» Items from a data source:
= = = = = = =

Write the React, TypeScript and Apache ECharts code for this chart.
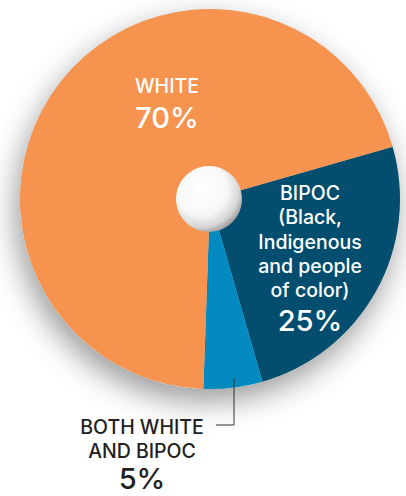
import React, { useEffect, useRef } from "react";
import * as echarts from "echarts";

const categories = ["BIPOC", "BOTH WHITE AND BIPOC", "WHITE"];
const values = [25, 5, 70];
const labelLines = [
  ["BIPOC", "(Black,", "Indigenous", "and people", "of color)"],
  ["BOTH WHITE", "AND BIPOC"],
  ["WHITE"],
];
const sliceColors = ["#034E6F", "#038AC1", "#F6934F"];

export default function App() {
  const ref = useRef<HTMLDivElement>(null);
  useEffect(() => {
    document.body.style.margin = "0";
    const chart = echarts.init(ref.current!, null, { renderer: "svg" });
    const font = "Inter, 'Open Sans', sans-serif";
    // label block layout: [centerX, firstLineCenterY, lineStep, pctCenterY, color]
    const blocks: Array<[number, number, number, number, string]> = [
      [310, 193, 24.25, 320, "#ffffff"],
      [142, 427, 23.7, 478, "#231f20"],
      [167, 86, 24, 117, "#ffffff"],
    ];
    const texts: any[] = [];
    blocks.forEach(([cx, y0, step, py, color], i) => {
      labelLines[i].forEach((l, k) => {
        texts.push({
          type: "text",
          z: 100,
          x: cx,
          y: y0 + k * step,
          style: {
            text: l,
            fill: color,
            font: `500 19.5px ${font}`,
            align: "center",
            verticalAlign: "middle",
          },
        });
      });
      texts.push({
        type: "text",
        z: 100,
        x: cx,
        y: py,
        style: {
          text: `${values[i]}%`,
          fill: color,
          font: `500 29px ${font}`,
          align: "center",
          verticalAlign: "middle",
        },
      });
    });
    chart.setOption({
      animation: false,
      backgroundColor: "#ffffff",
      series: [
        {
          type: "pie",
          silent: true,
          center: [210, 199],
          radius: 190,
          startAngle: 16,
          z: 1,
          label: { show: false },
          labelLine: { show: false },
          itemStyle: {
            color: "#cccccc",
            shadowBlur: 30,
            shadowColor: "rgba(0,0,0,0.4)",
            shadowOffsetX: -4,
            shadowOffsetY: 12,
          },
          data: [{ name: "bg", value: 1 }],
        },
        {
          type: "pie",
          silent: true,
          center: [210, 199],
          radius: 190,
          startAngle: 16,
          clockwise: true,
          z: 2,
          label: { show: false },
          labelLine: { show: false },
          itemStyle: { borderWidth: 0 },
          data: categories.map((c, i) => ({
            name: c,
            value: values[i],
            itemStyle: { color: sliceColors[i] },
          })),
        },
      ],
      graphic: [
        {
          type: "circle",
          z: 100,
          shape: { cx: 209, cy: 199, r: 33 },
          style: {
            fill: new echarts.graphic.RadialGradient(0.38, 0.35, 0.72, [
              { offset: 0, color: "#ffffff" },
              { offset: 0.55, color: "#f7f7f7" },
              { offset: 0.8, color: "#d6d6d6" },
              { offset: 1, color: "#8a8a8a" },
            ]),
          },
        },
        ...texts,
        {
          type: "polyline",
          z: 100,
          shape: { points: [[234, 378], [234, 425], [216, 425]] },
          style: { stroke: "#333333", lineWidth: 1, fill: "none" },
        },
      ],
    });
    return () => chart.dispose();
  }, []);
  return <div ref={ref} style={{ width: 406, height: 496 }} />;
}
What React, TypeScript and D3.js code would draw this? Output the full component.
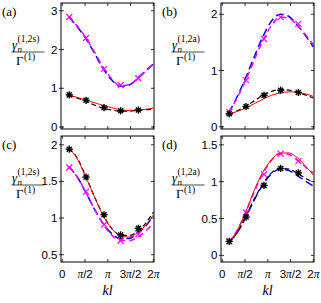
import React from 'react';
import * as d3 from 'd3';

// sample positions (kl) for the curves and for the markers
const KL = [0.45, 1.0, 1.6, 2.2, 2.8, 3.4, 4.0, 4.6, 5.2, 5.8, 6.28];
const MARK_KL = [0.48, 1.64, 2.88, 4.03, 5.25];

// panel (a)
const aRed = [0.82, 0.77, 0.70, 0.63, 0.56, 0.50, 0.45, 0.43, 0.44, 0.46, 0.49];
const aBlack = [0.82, 0.75, 0.67, 0.57, 0.49, 0.44, 0.41, 0.41, 0.43, 0.45, 0.46];
const aBlue = [2.84, 2.60, 2.30, 1.92, 1.52, 1.22, 1.05, 1.08, 1.26, 1.47, 1.63];
const aMagenta = [2.85, 2.62, 2.32, 1.95, 1.56, 1.25, 1.07, 1.09, 1.25, 1.45, 1.61];
const aBlackPts = [0.83, 0.69, 0.50, 0.42, 0.44];
const aMagentaPts = [2.84, 2.30, 1.50, 1.08, 1.26];

// panel (b)
const bRed = [0.22, 0.27, 0.33, 0.41, 0.49, 0.56, 0.60, 0.62, 0.61, 0.58, 0.54];
const bBlack = [0.22, 0.28, 0.36, 0.46, 0.56, 0.63, 0.66, 0.65, 0.61, 0.56, 0.51];
const bBlue = [0.25, 0.52, 0.86, 1.24, 1.60, 1.88, 2.00, 1.96, 1.80, 1.60, 1.42];
const bMagenta = [0.25, 0.50, 0.82, 1.18, 1.53, 1.80, 1.95, 1.93, 1.80, 1.62, 1.46];
const bBlackPts = [0.23, 0.36, 0.56, 0.65, 0.61];
const bMagentaPts = [0.26, 0.83, 1.56, 1.95, 1.83];

// panel (c)
const cRed = [1.95, 1.82, 1.57, 1.30, 1.04, 0.86, 0.76, 0.74, 0.80, 0.91, 1.04];
const cBlack = [1.95, 1.83, 1.58, 1.30, 1.05, 0.86, 0.77, 0.76, 0.82, 0.94, 1.08];
const cBlue = [1.70, 1.57, 1.36, 1.13, 0.93, 0.79, 0.72, 0.72, 0.79, 0.90, 1.03];
const cMagenta = [1.70, 1.57, 1.36, 1.13, 0.92, 0.77, 0.70, 0.69, 0.74, 0.83, 0.93];
const cBlackPts = [1.94, 1.56, 1.045, 0.77, 0.86];
const cMagentaPts = [1.69, 1.36, 0.91, 0.69, 0.78];

// panel (d)
const dRed = [0.18, 0.33, 0.58, 0.88, 1.13, 1.30, 1.39, 1.39, 1.32, 1.20, 1.09];
const dBlack = [0.18, 0.30, 0.52, 0.76, 0.97, 1.12, 1.18, 1.17, 1.11, 1.04, 0.99];
const dBlue = [0.18, 0.30, 0.51, 0.75, 0.96, 1.11, 1.17, 1.15, 1.08, 1.00, 0.94];
const dMagenta = [0.18, 0.33, 0.58, 0.86, 1.11, 1.29, 1.38, 1.37, 1.29, 1.19, 1.12];
const dBlackPts = [0.19, 0.52, 0.95, 1.18, 1.12];
const dMagentaPts = [0.19, 0.58, 1.10, 1.38, 1.28];

// ticks
const xTickVals = [0, Math.PI / 2, Math.PI, 1.5 * Math.PI, 2 * Math.PI];
const xTickLabels = [['0'], ['π', '/2'], ['π'], ['3', 'π', '/2'], ['2', 'π']];
const aTicks = [0, 1, 2, 3];
const bTicks = [0, 1, 2];
const cTicks = [0.5, 1, 1.5, 2];
const dTicks = [0, 0.5, 1, 1.5];

const panels = [
  { letter: '(a)', left: 61, top: 3, yDom: [-0.05, 3.2], ticks: aTicks, sup: '(1,2s)',
    red: aRed, black: aBlack, blue: aBlue, magenta: aMagenta, bPts: aBlackPts, mPts: aMagentaPts, bottom: false },
  { letter: '(b)', left: 221, top: 3, yDom: [-0.04, 2.2], ticks: bTicks, sup: '(1,2a)',
    red: bRed, black: bBlack, blue: bBlue, magenta: bMagenta, bPts: bBlackPts, mPts: bMagentaPts, bottom: false },
  { letter: '(c)', left: 61, top: 136, yDom: [0.4, 2.12], ticks: cTicks, sup: '(1,2s)',
    red: cRed, black: cBlack, blue: cBlue, magenta: cMagenta, bPts: cBlackPts, mPts: cMagentaPts, bottom: true },
  { letter: '(d)', left: 221, top: 136, yDom: [-0.09, 1.62], ticks: dTicks, sup: '(1,2a)',
    red: dRed, black: dBlack, blue: dBlue, magenta: dMagenta, bPts: dBlackPts, mPts: dMagentaPts, bottom: true },
];

const W = 93;
const H = 126;
const SANS = '"Liberation Sans", Arial, sans-serif';
const SERIF = '"Liberation Serif", "Times New Roman", serif';

function Asterisk({ x, y }: { x: number; y: number }) {
  const r = 3.6;
  const s = r * 0.7;
  return (
    <g stroke="#000" strokeWidth={1.4}>
      <line x1={x - r} y1={y} x2={x + r} y2={y} />
      <line x1={x} y1={y - r} x2={x} y2={y + r} />
      <line x1={x - s} y1={y - s} x2={x + s} y2={y + s} />
      <line x1={x - s} y1={y + s} x2={x + s} y2={y - s} />
      <circle cx={x} cy={y} r={1.8} fill="#000" stroke="none" />
    </g>
  );
}

function Cross({ x, y }: { x: number; y: number }) {
  const r = 3;
  return (
    <g stroke="#ff00ff" strokeWidth={1.2}>
      <line x1={x - r} y1={y - r} x2={x + r} y2={y + r} />
      <line x1={x - r} y1={y + r} x2={x + r} y2={y - r} />
    </g>
  );
}

function YLabel({ cx, cy, sup }: { cx: number; cy: number; sup: string }) {
  return (
    <g fontFamily={SERIF} fill="#000">
      <text x={cx - 16} y={cy - 3} fontSize={13} fontStyle="italic">γ</text>
      <text x={cx - 10.5} y={cy - 0.5} fontSize={9} fontStyle="italic">n</text>
      <text x={cx - 10.5} y={cy - 10.5} fontSize={9.5}>{sup}</text>
      <line x1={cx - 16.5} x2={cx + 16.5} y1={cy} y2={cy} stroke="#000" strokeWidth={0.7} />
      <text x={cx - 12} y={cy + 12.5} fontSize={13}>Γ</text>
      <text x={cx - 4} y={cy + 7.5} fontSize={9.5}>(1)</text>
    </g>
  );
}

function Panel({ p }: { p: typeof panels[number] }) {
  const x = d3.scaleLinear().domain([-0.09, 6.33]).range([p.left, p.left + W]);
  const y = d3.scaleLinear().domain(p.yDom).range([p.top + H, p.top]);
  const line = d3.line<number>()
    .x((_, i) => x(KL[i]))
    .y((v) => y(v))
    .curve(d3.curveMonotoneX);
  const bottom = p.top + H;
  const right = p.left + W;
  return (
    <g>
      <rect x={p.left} y={p.top} width={W} height={H} fill="#fff" />
      <path d={line(p.blue) ?? ''} fill="none" stroke="#0000ff" strokeWidth={1.5} strokeDasharray="8 4" />
      <path d={line(p.magenta) ?? ''} fill="none" stroke="#ff00ff" strokeWidth={1.5} strokeDasharray="6 4" />
      <path d={line(p.black) ?? ''} fill="none" stroke="#000" strokeWidth={1.2} strokeDasharray="5 3" />
      <path d={line(p.red) ?? ''} fill="none" stroke="#ff0000" strokeWidth={1} />
      {p.mPts.map((v, i) => <Cross key={'m' + i} x={x(MARK_KL[i])} y={y(v)} />)}
      {p.bPts.map((v, i) => <Asterisk key={'b' + i} x={x(MARK_KL[i])} y={y(v)} />)}
      <rect x={p.left} y={p.top} width={W} height={H} fill="none" stroke="#000" strokeWidth={1} />
      {xTickVals.map((t, i) => (
        <g key={'xt' + i} stroke="#000" strokeWidth={0.8}>
          <line x1={x(t)} x2={x(t)} y1={bottom} y2={bottom - 3} />
          <line x1={x(t)} x2={x(t)} y1={p.top} y2={p.top + 3} />
        </g>
      ))}
      {p.ticks.map((t) => (
        <g key={'yt' + t}>
          <line x1={p.left - 2} x2={p.left + 3} y1={y(t)} y2={y(t)} stroke="#000" strokeWidth={0.8} />
          <line x1={right} x2={right - 3} y1={y(t)} y2={y(t)} stroke="#000" strokeWidth={0.8} />
          <text x={p.left - 3.5} y={y(t) + 4} textAnchor="end" fontFamily={SANS} fontSize={11.5}>{t}</text>
        </g>
      ))}
      {p.bottom && xTickVals.map((t, i) => (
        <text key={'xl' + i} x={x(t)} y={bottom + 16} textAnchor="middle" fontFamily={SANS} fontSize={11.5}>
          {xTickLabels[i].map((s, j) => s === 'π'
            ? <tspan key={j} fontFamily={SERIF} fontStyle="italic">{s}</tspan>
            : <tspan key={j}>{s}</tspan>)}
        </text>
      ))}
      {p.bottom && (
        <text x={p.left + W / 2} y={bottom + 33} textAnchor="middle" fontFamily={SERIF} fontStyle="italic" fontSize={14}>kl</text>
      )}
      <text x={p.left - 59} y={p.top + 13} fontFamily={SERIF} fontSize={13}>{p.letter}</text>
      <YLabel cx={p.left - 33} cy={p.top + 49} sup={p.sup} />
    </g>
  );
}

export default function App() {
  return (
    <svg width={321} height={303} style={{ position: 'absolute', left: 0, top: 0, background: '#fff' }}>
      {panels.map((p) => <Panel key={p.letter} p={p} />)}
    </svg>
  );
}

= = = = = = =

» Your instructions: Give again, word for word, the lines from the one that contains "What React, TypeScript" to the one that contains "import * as d3 from 'd3';", both included. Omit the pictures.

» Written response:
What React, TypeScript and D3.js code would draw this? Output the full component.
import React from 'react';
import * as d3 from 'd3';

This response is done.